Battery voltage rises to the rated Vabs and then holds for the Absorption stage while amps fall. So highest watts with highest voltage to go with the 40 amps just before they taper, is just before Bulk ends. Pretend that is 14.5v and you start with 13.5v once the battery sees the charger (up from say 12.3 or whatever it was)
OK, so your range of output watts is 40 x 13.5 = 540w to 40 x 14.5 = 580w
"Efficiency" is watts out vs watts in (higher than out) so if 87% is it (here is another wrinkle-- note that MPPT controllers have more efficiency doing same to same voltage than higher voltage to lower voltages. So the efficiency of the DC-DC could well be like that, and depends on how much different the input voltage is from the output (house) battery voltage.)
Anyway pick 87% for this example and input watts will range from
540 x 100/87 = 621w to 580 x 100/87 = 667w
Now we need the input voltage, which will be from the truck's battery as regulated by the alternator, with some voltage drop. (which depends on the amps--higher amps, more drop)
So pick 14v as a likely engine battery voltage, 667/14 = 47.6 amps with no voltage drop.
If you have 1v drop on the wiring R, then 667/13v = 51.3 amps
That is only 3.7 amps difference with a voltage drop of 1 volt. If you had other watts from calculations with better numbers, it would still show not that much difference in amps from using fatter wire.
It would take a really big voltage drop to get 60 amps instead of 43 amps as was measured in that earlier post comparing installations. IMO there must be more to that comparison than we have data for, but you can see it is not as calculated above using the numbers I picked.
Anyway, IMO you could get the 40 amper and it would draw under the 60 amps and only briefly at that near the end of the Bulk stage. If you found it was over-tasking the alternator, you could choose to drop the output to 20 amps using that Renogy feature. If you got the 20, you can't make it into a 40.

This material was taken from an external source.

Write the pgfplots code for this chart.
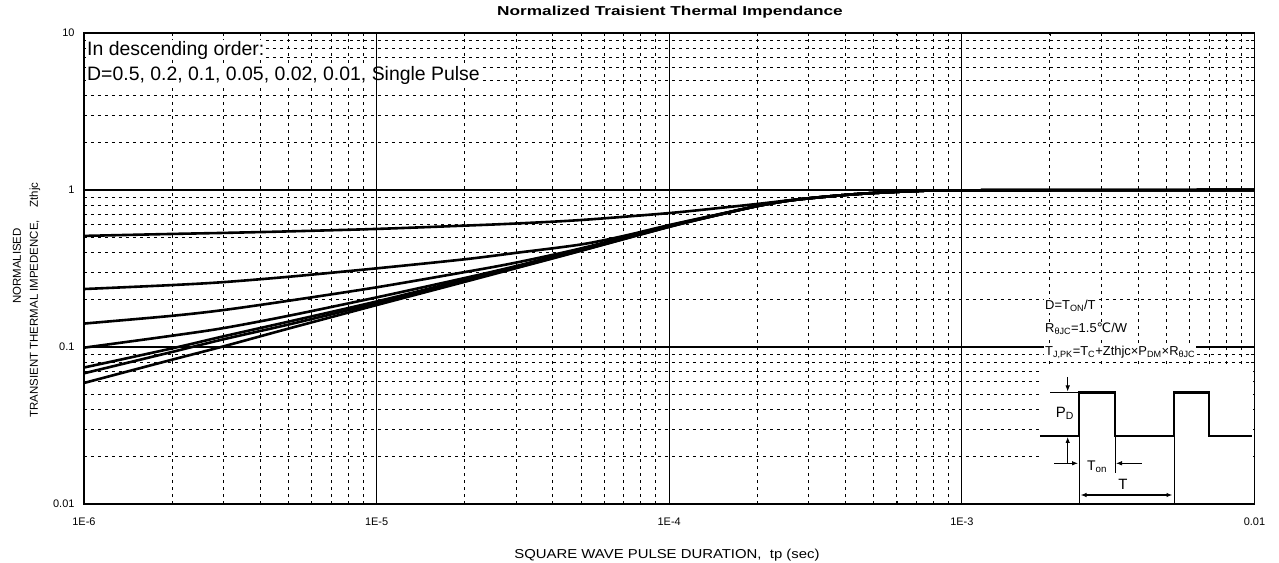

You could use fatter wire from the Renogy to the engine batt, but as seen above, it is worth maybe 4 amps per 1 volt drop, so no need to go crazy on how fat to go.
Somebody who is better at these calculations can "check my work", but I think it is in the ball park.
not sure who your answering as you didn't use a quote, so it makes it hard to tell who you are refuring to,but if it is me then...
it doesn't put out a solid 40amps no matter what the input voltage is. right in the specs it list its max output in watts, not amps. the only reason for the amp rating is for comparason and yes at a spicific input voltage it will put out this many amps, but if that charge voltage it sends to the battery changes the output amprage will vary as it is limited by the wattage output.
Because the output voltage changes with the chemistry and "stage" the charge is curently in, the amprage changes with the voltage change. for example if your hard limit is 500 watts for an output, you can get there at 13.6 V, 14.6V, or 12.5V for the first you will have 37.76amps and for the second you will have 34.2 amps for the last you will have 40 amps. so if there using 12.5 as a referance voltaage for the standard it is a 40 amp (max) charger, but once again advertising tricks us as they left the "Max" out of the discription, but they did list the maximum wattage in the specs.
to get that on the output you would have to add the efficency in to get the input wattage to get that output and then do the same thing with your incoming voltage to get the new wattage and that actualy is how it works. of course there is line loss and such which like I said can be reduced with larger wire and such and yes that does cost money, but it will make your alt last longer so its a trade off that only the individual person can make. for me I have to run new wires anyways as the factory wire is way to small and the difference between a 4ga wire cost and a 0ga would be less than 50 bucks in my case.